Eito, who had been a normal part-timer, was now standing alongside celebrities. It felt like being in a dream world.
But he also felt a sense of disconnect. What people wanted was always the same song. Even when he wrote new ones, sales struggled. “I have to get better,” he thought.
PERSONAL GROWTH ABROAD
At odds with his urgency was his growing disdain to even pick up the guitar.
In 2022, Eito was invited to the Japan Festival that is put on annually by Japanese residents in Thailand.
He assumed singing “Kosui” in hastily learned Thai would still work because it was an instantly recognizable hit back home. This overconfidence backfired when one audience member said, “I could not understand a single word.”
Wanting to try something different, he began taking private Thai lessons. He also made friends in the Thai music scene and together created a Thai-language version of “Kosui.”

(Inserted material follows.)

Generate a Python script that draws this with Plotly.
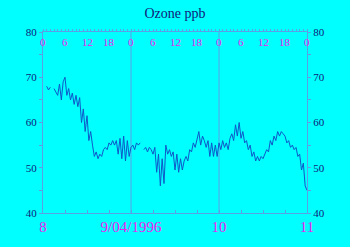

Reactions poured in with its release. “Thank you for singing in Thai,” one comment read. “What a great song,” said another.
Eito felt his music was “reaching” people for the first time in a while. While touring the country by car, he played at venues that held 200 people at most—sometimes only 100. He decided to “stop pretending to be bigger than I am.”
Telling himself, “I am more than just that one song,” Eito was gradually able to sing “Kosui” with genuine emotion once more.